Mary Alice Asked :
I went off birth control in December, to start trying to conceive in February. In January, I skipped my period, and then I got my period in February and it lasted for 2 and a half weeks. In March it lasted 2 weeks again. Now it is April and I am on day 13 of my period. Is this normal?
There aren’t any major cramps, just what I would normally have during a period. I have taken pregnancy tests thinking it could have something to do with it but it was negative.
Could that just be normal for me when I am not on the pill?
This question was posted under the Abnormal Vaginal Bleeding, Periods article.
Any response by the Health Hype team does not constitute a medical consultation and the advice should be viewed purely as a guide. Always consult with your doctor before making any changes to your current treatment program. The information provided in this article is not an authoritative resource on the subject matter and solely intends to guide the reader based on the questions asked and information provided.
Dr Chris Answered :
There is much confusion about your periods when you are on the birth control pill. This is not a natural period as such but rather triggered by the placebo phase of the oral contraceptives. The birth control pill works by administering higher than normal doses of the female hormone, estrogen. This ‘tricks’ the body into believing that you are pregnant so that ovulation does not occur. When you reach the placebo phase, the estrogen levels in your body drop and the period is triggered.

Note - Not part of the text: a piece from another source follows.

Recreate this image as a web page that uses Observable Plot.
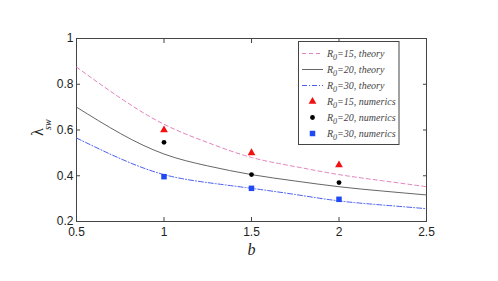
<!DOCTYPE html>
<html><head><meta charset="utf-8">
<script src="https://cdn.jsdelivr.net/npm/d3@7"></script>
<script src="https://cdn.jsdelivr.net/npm/@observablehq/plot@0.6"></script>
<style>body{margin:0;background:#fff}</style>
</head><body><div id="chart"></div>
<script>
// theory curves
const bGrid    = [0.5, 0.75, 1, 1.25, 1.5, 1.75, 2, 2.25, 2.5];
const theory15 = [0.875, 0.74, 0.625, 0.545, 0.48, 0.44, 0.405, 0.378, 0.352];
const theory20 = [0.70, 0.585, 0.495, 0.443, 0.405, 0.377, 0.352, 0.333, 0.316];
const theory30 = [0.565, 0.475, 0.405, 0.37, 0.345, 0.318, 0.29, 0.272, 0.256];
// numerical results
const numB  = [1, 1.5, 2];
const num15 = [0.60, 0.50, 0.447];
const num20 = [0.546, 0.405, 0.37];
const num30 = [0.396, 0.345, 0.297];
// ticks
const xTicks = [0.5, 1, 1.5, 2, 2.5];
const xTickLabels = ["0.5", "1", "1.5", "2", "2.5"];
const yTicks = [0.2, 0.4, 0.6, 0.8, 1];
const yTickLabels = ["0.2", "0.4", "0.6", "0.8", "1"];
const legendLabels = [
  ["15", ", theory"], ["20", ", theory"], ["30", ", theory"],
  ["15", ", numerics"], ["20", ", numerics"], ["30", ", numerics"]
];

const PINK = "#e383c0", GREY = "#555", BLUE = "#4a5ff0";
const RED = "#f01010", BLACK = "#000", SQ = "#1f49f5";

const pts = (xs, ys) => xs.map((b, i) => ({b, v: ys[i]}));
const fx = d => xTickLabels[xTicks.indexOf(d)];
const fy = d => yTickLabels[yTicks.indexOf(d)];

const chart = Plot.plot({
  width: 498, height: 281,
  marginLeft: 76, marginRight: 72, marginTop: 38, marginBottom: 60,
  style: {fontFamily: "Liberation Sans, Arial, sans-serif", fontSize: "12px", color: "#222", background: "#fff"},
  x: {domain: [0.5, 2.5]},
  y: {domain: [0.2, 1]},
  marks: [
    Plot.frame({stroke: "#444"}),
    Plot.axisX(xTicks, {anchor: "bottom", tickSize: -4, tickFormat: () => "", label: null, stroke: "#444"}),
    Plot.axisX(xTicks, {anchor: "top", tickSize: -4, tickFormat: () => "", label: null, stroke: "#444"}),
    Plot.axisY(yTicks, {anchor: "left", tickSize: -4, tickFormat: () => "", label: null, stroke: "#444"}),
    Plot.axisY(yTicks, {anchor: "right", tickSize: -4, tickFormat: () => "", label: null, stroke: "#444"}),
    Plot.axisX(xTicks, {anchor: "bottom", tickSize: 0, tickPadding: 6, tickFormat: fx, label: null, fontSize: 12}),
    Plot.axisY(yTicks, {anchor: "left", tickSize: 0, tickPadding: 3, tickFormat: fy, label: null, fontSize: 12}),
    Plot.line(pts(bGrid, theory15), {x: "b", y: "v", curve: "natural", stroke: PINK, strokeWidth: 1, strokeDasharray: "4,3"}),
    Plot.line(pts(bGrid, theory20), {x: "b", y: "v", curve: "natural", stroke: GREY, strokeWidth: 0.9}),
    Plot.line(pts(bGrid, theory30), {x: "b", y: "v", curve: "natural", stroke: BLUE, strokeWidth: 1, strokeDasharray: "5,2,1,2"}),
    Plot.dot(pts(numB, num15), {x: "b", y: "v", symbol: "triangle", r: 2.9, fill: RED}),
    Plot.dot(pts(numB, num20), {x: "b", y: "v", symbol: "circle", r: 2.4, fill: BLACK}),
    Plot.dot(pts(numB, num30), {x: "b", y: "v", symbol: "square", r: 3.1, fill: SQ}),
    Plot.text(["b"], {frameAnchor: "bottom", dy: 33, fontSize: 16, fontStyle: "italic", fontFamily: "Liberation Serif, Times New Roman, serif", fill: "#222"}),
    Plot.text(["λ"], {frameAnchor: "left", dx: -39, dy: 6, rotate: -90, fontSize: 16, fontFamily: "Liberation Serif, Times New Roman, serif", fill: "#222"}),
    Plot.text(["sw"], {frameAnchor: "left", dx: -29, dy: 0, rotate: -90, fontSize: 10, fontStyle: "italic", fontFamily: "Liberation Serif, Times New Roman, serif", fill: "#222"})
  ]
});
document.getElementById("chart").appendChild(chart);

// legend box inside the plot (top right)
const svg = d3.select(chart);
const lg = svg.append("g")
  .attr("font-family", "Liberation Serif, Times New Roman, serif")
  .attr("font-style", "italic").attr("font-size", 10).attr("fill", "#444")
  .attr("text-anchor", "start");
const L = {x0: 298.5, y0: 41.5, w: 100.5, h: 103};
lg.append("rect").attr("x", L.x0).attr("y", L.y0).attr("width", L.w).attr("height", L.h)
  .attr("fill", "#fff").attr("stroke", "#444").attr("stroke-width", 1);
const rowY = i => 53.5 + i * 16;
const lineStyles = [[PINK, "4,3", 1], [GREY, null, 0.9], [BLUE, "5,2,1,2", 1]];
lineStyles.forEach(([c, dash, w], i) => {
  const ln = lg.append("line").attr("x1", 302).attr("x2", 323).attr("y1", rowY(i)).attr("y2", rowY(i))
    .attr("stroke", c).attr("stroke-width", w).attr("fill", "none");
  if (dash) ln.attr("stroke-dasharray", dash);
});
const sym = [d3.symbolTriangle, d3.symbolCircle, d3.symbolSquare];
const symFill = [RED, BLACK, SQ];
const symSize = [Math.PI * 2.9 * 2.9, Math.PI * 2.4 * 2.4, Math.PI * 3.1 * 3.1];
[0, 1, 2].forEach(i => {
  lg.append("path").attr("d", d3.symbol(sym[i], symSize[i])())
    .attr("transform", `translate(312.5,${rowY(i + 3)})`).attr("fill", symFill[i]);
});
legendLabels.forEach(([r, rest], i) => {
  const t = lg.append("text").attr("x", 327).attr("y", rowY(i) + 3.5).attr("text-anchor", "start");
  t.append("tspan").text("R");
  t.append("tspan").attr("dy", 3).attr("font-size", 8).text("0");
  t.append("tspan").attr("dy", -3).text("=" + r + rest);
});
</script>
</body></html>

So do not confuse the period you have experienced while you were using the oral contraceptive pill with the period that you experience as part of your normal and natural menstrual cycle.
Many women miss a period or two (sometimes even three) after stopping the oral contraceptive. This is known as amenorrhea. However if it is persisting for more than 3 cycles then you should see your gynecologist.
Once your period does start up again, it is not unusual to experience abnormal periods. Your cycle may take quite a few months to reestablish itself and ideally you should stop your oral contraceptive at least 6 months (not 3 months) before you plan to conceive. Even if you are menstruating within the first 3 months of stopping the pill, there is no guarantee that you are ovulating (anovulation) which is why 6 months is advised.
Prolonged bleeding, heavy periods and irregular cycles are some of the common complaints that women experience after stopping the pill. This is not ‘normal’ but some women do experience it. However prolonged bleeding after the 3 month period following the cessation of the oral contraceptive pill should not be ignored.
There are many factors that need to be taken into consideration here apart from your use of the pill. The period of time you have used contraceptives, your age, pre-existing medical conditions and family history could mean that this bleeding that you are experiencing is related to another disorder which was being suppressed by the oral contraceptives that you were using. You need to see your gynecologist at this point.